DOS MANOS PERU Travel and tours in Peru

Festivals and Events in Peru: Qoyllur Rit'i


Qoyllurriti Festivals Cusco Peru
Every year the multi-day festival Quyllur Rit'i ("Snow Star Festival") is celebrated on the north side of Ausangate, shortly before the Corpus Christi festival. Thousands of pilgrims come with their families to the snowy heights of the Church of Sinakara. They bring with them the image of the "Lord of Quyllur Rit'i", famous for its miracle working crucifix, and the Apu Ausangate (mountain god), among other mountain deities. The pilgrims perform sacrifices, dances and ceremonies in honor of the gods to secure the harvest and income for the coming year.

Part of the yearly tradition, originating either from Incan or pre-Incan roots, is the set-up of a market of miniature items that are used to ask the gods for special favor. A whole marketplace springs up that sells houses, cars, paper money and every imaginable thing in a mini dollhouse version. People purchase miniature figures of real wishes they hope the Señor de Qoyllur Rit'i will fulfill in the next year.
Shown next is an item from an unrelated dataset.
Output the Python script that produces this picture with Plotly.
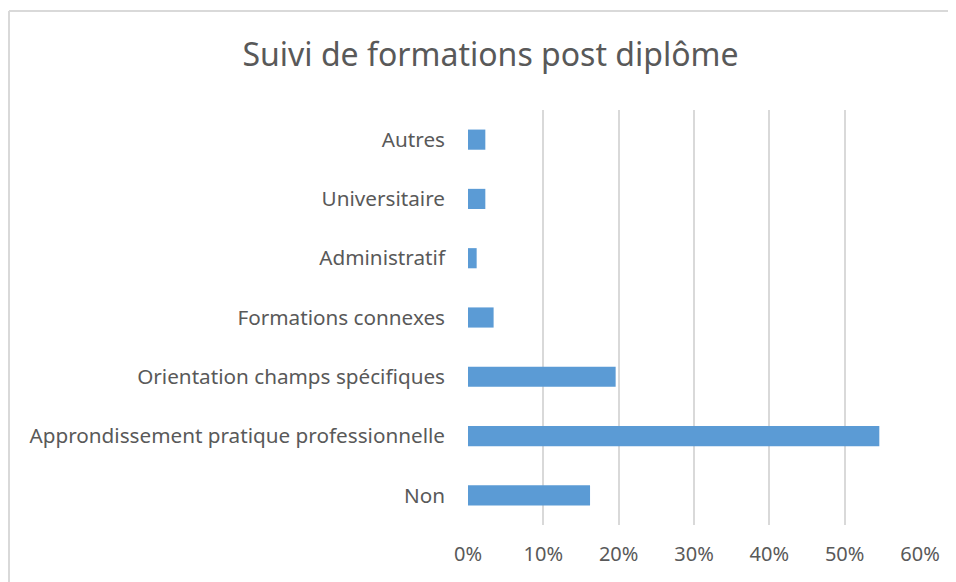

During the night of the festival, the bear dancers, ukukus, will climb to the top of the glacier and spend a frigid night dancing to stay warm. In the morning, when they descend from the glacier, they take bits of glacial ice with them to use in the traditional rituals. After this ritual, many pilgrims continue their pilgrimage to another site, Tayankani, incorporating dances in their trek across the highlands.

Today, many people fear that Qoyllur Rit'i has grown into a massive commercial event. Some worry that the commercialization and growing popularity of the event is ruining the spiritual essence of the festival. For example, famous rock bands have performed at Qoyllur Rit'i, and one year the Cusqueñan beer factory caused a scandal when they used Qoyllur Rit'i in an advertising scheme. Traditionally, alcohol is prohibited at the pilgrimage, and the blatant commercialization of the beer advertisement caused outrage for what is, for the most part, a sacred event.